On wartime presidents

The Washington Times writes: During the Civil War, for instance, President Abraham Lincoln extraconstitutionally summoned an army, expended unappropriated funds, unilaterally suspended the writ of habeas corpus, and suppressed speech friendly to the Confederacy. Congress belatedly ratified Lincoln’s legislative usurpations.

Keep in mind this is being said in defense of President Bush’s own extraconstitutional actions. This is why I have no respect for Abraham Lincoln, one of my childhood heroes. He was a dictator; regardless of whether you approve of the Civil War or not, Lincoln was no friend of freedom, the Emancipation Proclamation notwithstanding. Like Bush, he had his own Guantanamo Bay and then some, jailing more than 10,000 New Yorkers for daring to speak out against the war and the draft.

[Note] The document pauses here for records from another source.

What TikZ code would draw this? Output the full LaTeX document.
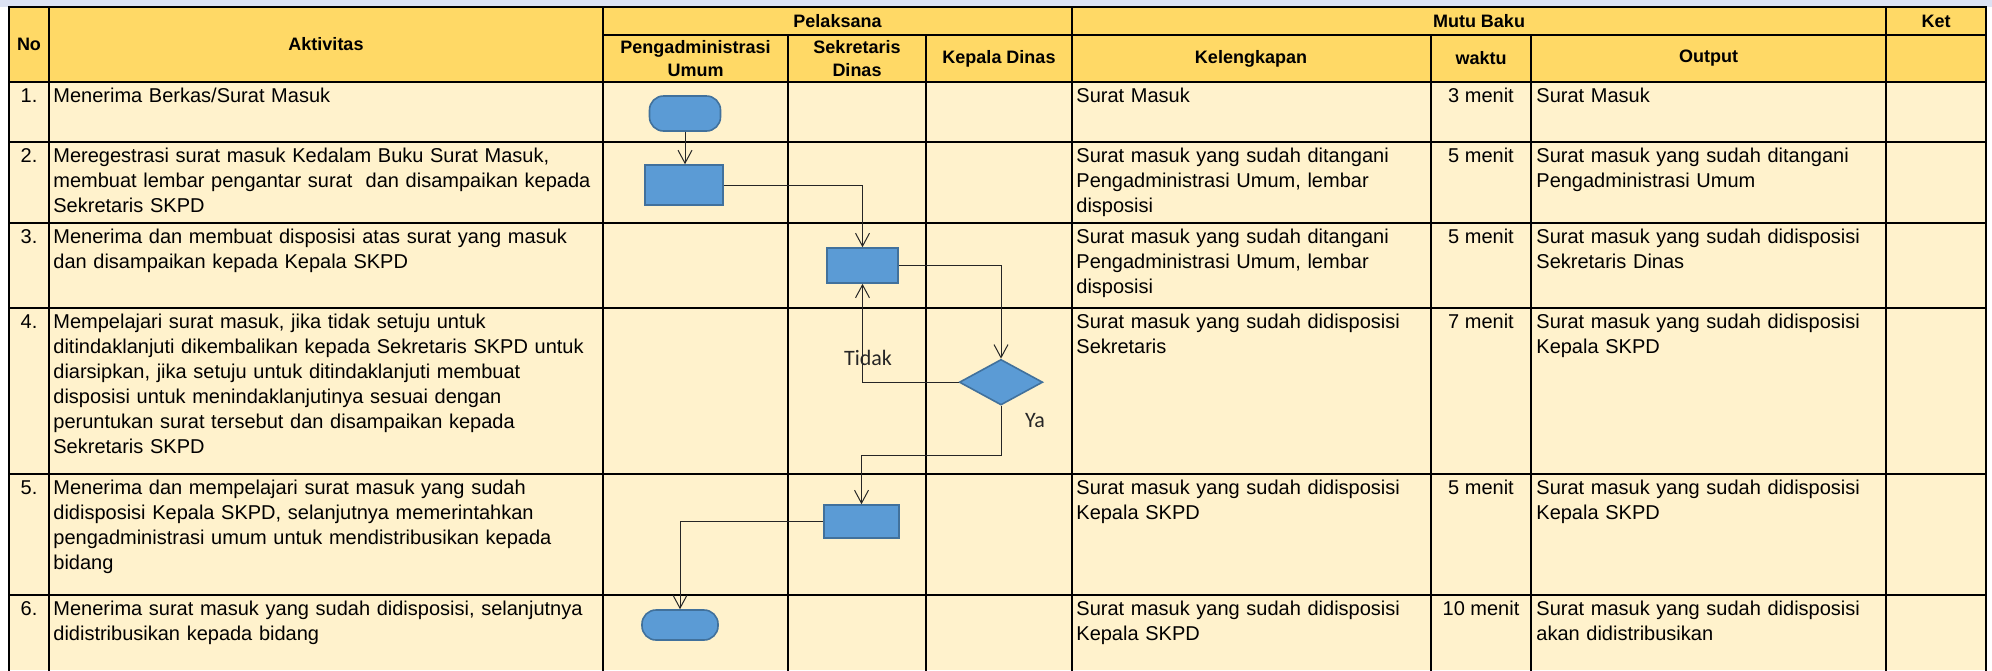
\documentclass[tikz,border=0pt]{standalone}
\usepackage{fontspec}
\setmainfont{Liberation Sans}
\newfontfamily\calfont{Carlito}
\usetikzlibrary{shapes.geometric,arrows.meta}
\definecolor{hdr}{HTML}{FFD966}
\definecolor{bodyc}{HTML}{FFF2CC}
\definecolor{band}{HTML}{DCE2F3}
\definecolor{shp}{HTML}{5B9BD5}
\definecolor{shpb}{HTML}{41719C}
\begin{document}
\begin{tikzpicture}[x=0.5pt,y=-0.5pt,
  grid/.style={line width=1pt,black,line cap=rect},
  hd/.style={font=\fontsize{9}{11.5}\selectfont\bfseries, align=center, inner sep=0},
  cell/.style={font=\fontsize{10}{12.5}\selectfont, anchor=base west, inner sep=0, text width=290pt, align=left},
  num/.style={font=\fontsize{10}{12.5}\selectfont, anchor=base, inner sep=0},
  proc/.style={draw=shpb, fill=shp, line width=0.8pt, rectangle, inner sep=0},
  term/.style={proc, rounded corners=7pt},
  dec/.style={draw=shpb, fill=shp, line width=0.8pt, diamond, inner sep=0},
  flow/.style={line width=0.5pt, black!85, -{Straight Barb[length=6.5pt,width=7pt]}},
  lbl/.style={font=\calfont\fontsize{11}{13}\selectfont, anchor=base, inner sep=0, text=black!85}
]
\useasboundingbox (0,0) rectangle (1992,670);
% backgrounds
\fill[white] (0,0) rectangle (1992,670);
\fill[band] (0,0) rectangle (1992,7);
\fill[hdr] (9,7) rectangle (1986,82);
\fill[bodyc] (9,82) rectangle (1986,670);
% grid
\foreach \y in {7,82,142,223,308,474,595} \draw[grid] (9,\y) -- (1986,\y);
\draw[grid] (603,35) -- (1986,35);
\foreach \x in {9,49,603,1072,1886,1986} \draw[grid] (\x,7) -- (\x,670);
\foreach \x in {788,926,1431,1531} \draw[grid] (\x,35) -- (\x,670);
% header
\node[hd] (hNo) at (29,44) {No};
\node[hd] (hAkt) at (326,44) {Aktivitas};
\node[hd] (hPel) at (837.5,21) {Pelaksana};
\node[hd] (hMutu) at (1479,21) {Mutu Baku};
\node[hd] (hKet) at (1936,21) {Ket};
\node[hd] (hPeng) at (695.5,58.5) {Pengadministrasi\\Umum};
\node[hd] (hSek) at (857,58.5) {Sekretaris\\Dinas};
\node[hd] (hKep) at (999,58.5) {Kepala Dinas};
\node[hd] (hKel) at (1251,58.5) {Kelengkapan};
\node[hd] (hWak) at (1481,58.5) {waktu};
\node[hd] (hOut) at (1708.5,58.5) {Output};
% row 1
\node[num] (n1) at (29,102) {1.};
\node[cell] (a1) at (53,102) {Menerima Berkas/Surat Masuk};
\node[cell] (k1) at (1076,102) {Surat Masuk};
\node[num] (w1) at (1481,102) {3 menit};
\node[cell] (o1) at (1536,102) {Surat Masuk};
% row 2
\node[num] (n2) at (29,162) {2.};
\node[cell] (a2) at (53,162) {Meregestrasi surat masuk Kedalam Buku Surat Masuk,\\membuat lembar pengantar surat\ \ dan disampaikan kepada\\Sekretaris SKPD};
\node[cell] (k2) at (1076,162) {Surat masuk yang sudah ditangani\\Pengadministrasi Umum, lembar\\disposisi};
\node[num] (w2) at (1481,162) {5 menit};
\node[cell] (o2) at (1536,162) {Surat masuk yang sudah ditangani\\Pengadministrasi Umum};
% row 3
\node[num] (n3) at (29,243) {3.};
\node[cell] (a3) at (53,243) {Menerima dan membuat disposisi atas surat yang masuk\\dan disampaikan kepada Kepala SKPD};
\node[cell] (k3) at (1076,243) {Surat masuk yang sudah ditangani\\Pengadministrasi Umum, lembar\\disposisi};
\node[num] (w3) at (1481,243) {5 menit};
\node[cell] (o3) at (1536,243) {Surat masuk yang sudah didisposisi\\Sekretaris Dinas};
% row 4
\node[num] (n4) at (29,328) {4.};
\node[cell] (a4) at (53,328) {Mempelajari surat masuk, jika tidak setuju untuk\\ditindaklanjuti dikembalikan kepada Sekretaris SKPD untuk\\diarsipkan, jika setuju untuk ditindaklanjuti membuat\\disposisi untuk menindaklanjutinya sesuai dengan\\peruntukan surat tersebut dan disampaikan kepada\\Sekretaris SKPD};
\node[cell] (k4) at (1076,328) {Surat masuk yang sudah didisposisi\\Sekretaris};
\node[num] (w4) at (1481,328) {7 menit};
\node[cell] (o4) at (1536,328) {Surat masuk yang sudah didisposisi\\Kepala SKPD};
% row 5
\node[num] (n5) at (29,494) {5.};
\node[cell] (a5) at (53,494) {Menerima dan mempelajari surat masuk yang sudah\\didisposisi Kepala SKPD, selanjutnya memerintahkan\\pengadministrasi umum untuk mendistribusikan kepada\\bidang};
\node[cell] (k5) at (1076,494) {Surat masuk yang sudah didisposisi\\Kepala SKPD};
\node[num] (w5) at (1481,494) {5 menit};
\node[cell] (o5) at (1536,494) {Surat masuk yang sudah didisposisi\\Kepala SKPD};
% row 6
\node[num] (n6) at (29,615) {6.};
\node[cell] (a6) at (53,615) {Menerima surat masuk yang sudah didisposisi, selanjutnya\\didistribusikan kepada bidang};
\node[cell] (k6) at (1076,615) {Surat masuk yang sudah didisposisi\\Kepala SKPD};
\node[num] (w6) at (1481,615) {10 menit};
\node[cell] (o6) at (1536,615) {Surat masuk yang sudah didisposisi\\akan didistribusikan};
% flow shapes
\node[term, minimum width=35.5pt, minimum height=17.5pt] (t1) at (685,113.5) {};
\node[proc, minimum width=39pt, minimum height=20pt] (r2) at (684,185) {};
\node[proc, minimum width=35.5pt, minimum height=17.5pt] (r3) at (862.5,265.5) {};
\node[dec, minimum width=41.7pt, minimum height=22.8pt] (d4) at (1001,382.2) {};
\node[proc, minimum width=37.5pt, minimum height=16.5pt] (r5) at (861.5,521.5) {};
\node[term, minimum width=38pt, minimum height=15pt] (t6) at (680,625) {};
\coordinate (yaTurn) at (1001,455);
% connectors
\draw[flow] (t1.south) -- (t1.south |- r2.north);
\draw[flow] (r2.east) -| (r3.north);
\draw[flow] (r3.east) -| (d4.north);
\draw[flow] (d4.west) -| (r3.south);
\draw[flow] (d4.south) -- (yaTurn) -| (r5.north);
\draw[flow] (r5.west) -| (t6.north);
% labels
\node[lbl] (tidak) at (868,365) {Tidak};
\node[lbl] (ya) at (1035,427) {Ya};
\end{tikzpicture}
\end{document}
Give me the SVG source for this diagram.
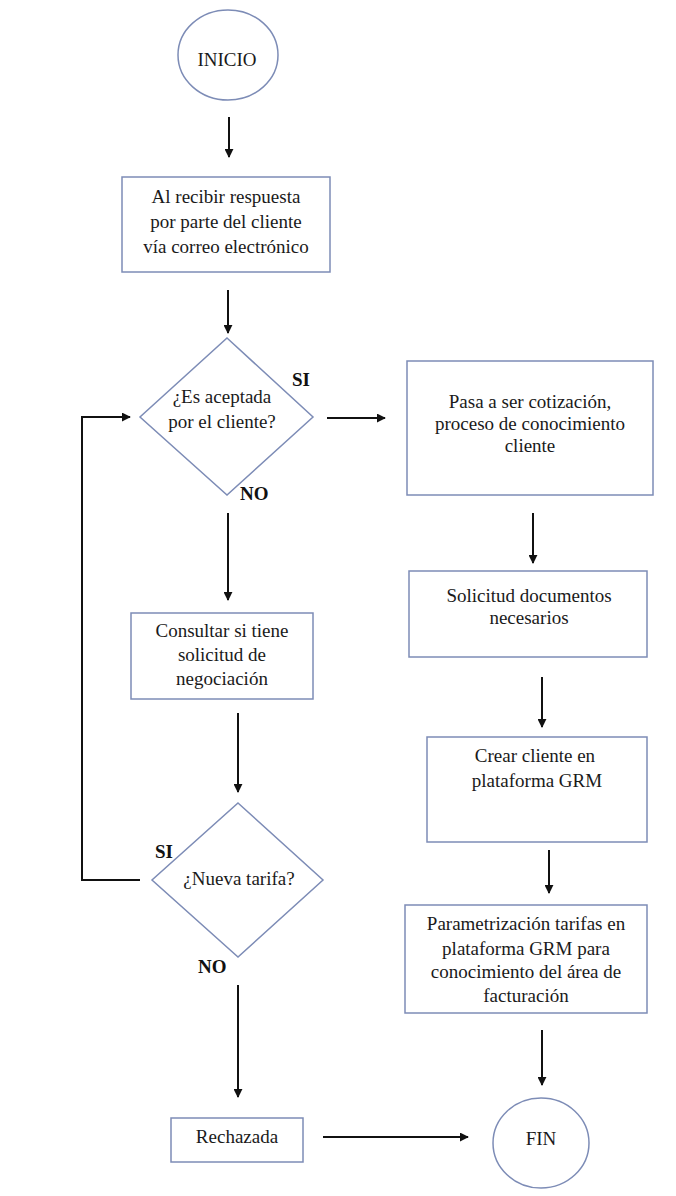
<svg xmlns="http://www.w3.org/2000/svg" width="676" height="1196" viewBox="0 0 676 1196">
  <defs>
    <marker id="arrow" viewBox="0 0 10 10" refX="9" refY="5" markerWidth="4.5" markerHeight="4.5" orient="auto" markerUnits="strokeWidth">
      <path d="M0,0 L10,5 L0,10 z" fill="#111"/>
    </marker>
    <style>
      .shape { fill: #ffffff; stroke: #7d8cb6; stroke-width: 1.5; }
      text { font-family: "Times New Roman", "Liberation Serif", Times, "DejaVu Serif", "Noto Serif", serif; }
      .label { font-size: 19px; fill: #1a1a1a; text-anchor: middle; }
      .tag { font-size: 19px; font-weight: bold; fill: #111; }
      .edge { fill: none; stroke: #111; stroke-width: 2; }
    </style>
  </defs>
  <rect width="676" height="1196" fill="#ffffff"/>

  <!-- start -->
  <g id="inicio">
    <ellipse class="shape" cx="228" cy="55" rx="50" ry="45"/>
    <text class="label" x="227" y="66">INICIO</text>
  </g>

  <!-- left column -->
  <g id="recibir">
    <rect class="shape" x="122" y="177" width="208" height="95"/>
    <text class="label" x="226" y="203">Al recibir respuesta</text>
    <text class="label" x="226" y="228">por parte del cliente</text>
    <text class="label" x="226" y="253">vía correo electrónico</text>
  </g>

  <g id="aceptada">
    <polygon class="shape" points="227,338 313,417 227,495 140,417"/>
    <text class="label" x="222" y="403">¿Es aceptada</text>
    <text class="label" x="222" y="428">por el cliente?</text>
    <text class="tag" x="292" y="386">SI</text>
    <text class="tag" x="240" y="500">NO</text>
  </g>

  <g id="consultar">
    <rect class="shape" x="131" y="613" width="182" height="86"/>
    <text class="label" x="222" y="637">Consultar si tiene</text>
    <text class="label" x="222" y="661">solicitud de</text>
    <text class="label" x="222" y="685">negociación</text>
  </g>

  <g id="nueva-tarifa">
    <polygon class="shape" points="238,803 323,880 238,957 152,880"/>
    <text class="label" x="239" y="885">¿Nueva tarifa?</text>
    <text class="tag" x="155" y="858">SI</text>
    <text class="tag" x="198" y="973">NO</text>
  </g>

  <g id="rechazada">
    <rect class="shape" x="171" y="1118" width="132" height="44"/>
    <text class="label" x="237" y="1143">Rechazada</text>
  </g>

  <!-- right column -->
  <g id="cotizacion">
    <rect class="shape" x="407" y="361" width="246" height="134"/>
    <text class="label" x="530" y="408">Pasa a ser cotización,</text>
    <text class="label" x="530" y="430">proceso de conocimiento</text>
    <text class="label" x="530" y="452">cliente</text>
  </g>

  <g id="documentos">
    <rect class="shape" x="409" y="571" width="238" height="86"/>
    <text class="label" x="529" y="602">Solicitud documentos</text>
    <text class="label" x="529" y="624">necesarios</text>
  </g>

  <g id="crear-cliente">
    <rect class="shape" x="427" y="737" width="220" height="105"/>
    <text class="label" x="535" y="762">Crear cliente en</text>
    <text class="label" x="537" y="787">plataforma GRM</text>
  </g>

  <g id="parametrizacion">
    <rect class="shape" x="405" y="905" width="242" height="108"/>
    <text class="label" x="526" y="930">Parametrización tarifas en</text>
    <text class="label" x="526" y="955">plataforma GRM para</text>
    <text class="label" x="526" y="978">conocimiento del área de</text>
    <text class="label" x="526" y="1002">facturación</text>
  </g>

  <g id="fin">
    <ellipse class="shape" cx="541" cy="1143" rx="48" ry="45"/>
    <text class="label" x="541" y="1145">FIN</text>
  </g>

  <!-- connectors -->
  <g id="connectors">
    <line class="edge" x1="229" y1="117" x2="229" y2="157" marker-end="url(#arrow)"/>
    <line class="edge" x1="228" y1="290" x2="228" y2="333" marker-end="url(#arrow)"/>
    <line class="edge" x1="327" y1="418" x2="385" y2="418" marker-end="url(#arrow)"/>
    <line class="edge" x1="228" y1="513" x2="228" y2="600" marker-end="url(#arrow)"/>
    <line class="edge" x1="238" y1="713" x2="238" y2="792" marker-end="url(#arrow)"/>
    <polyline class="edge" points="140,880 82,880 82,417 130,417" marker-end="url(#arrow)"/>
    <line class="edge" x1="238" y1="985" x2="238" y2="1097" marker-end="url(#arrow)"/>
    <line class="edge" x1="323" y1="1137" x2="468" y2="1137" marker-end="url(#arrow)"/>
    <line class="edge" x1="533" y1="513" x2="533" y2="563" marker-end="url(#arrow)"/>
    <line class="edge" x1="542" y1="677" x2="542" y2="727" marker-end="url(#arrow)"/>
    <line class="edge" x1="549" y1="850" x2="549" y2="893" marker-end="url(#arrow)"/>
    <line class="edge" x1="542" y1="1030" x2="542" y2="1085" marker-end="url(#arrow)"/>
  </g>
</svg>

I’d never questioned that Bush would be re-elected, but this travesty of an amnesty program may yet sink him. When thinking die-hard conservatives like Michael Savage and John Derbyshire are against you, your base is looking a little shaky. The wars on Afghanistan and Iraq are over, and unless the president has a new invasion in mind, we could see again how wartime politicans don’t tend to fare too well once the guns fall silent. See George Bush Sr. and Winston Churchill for details.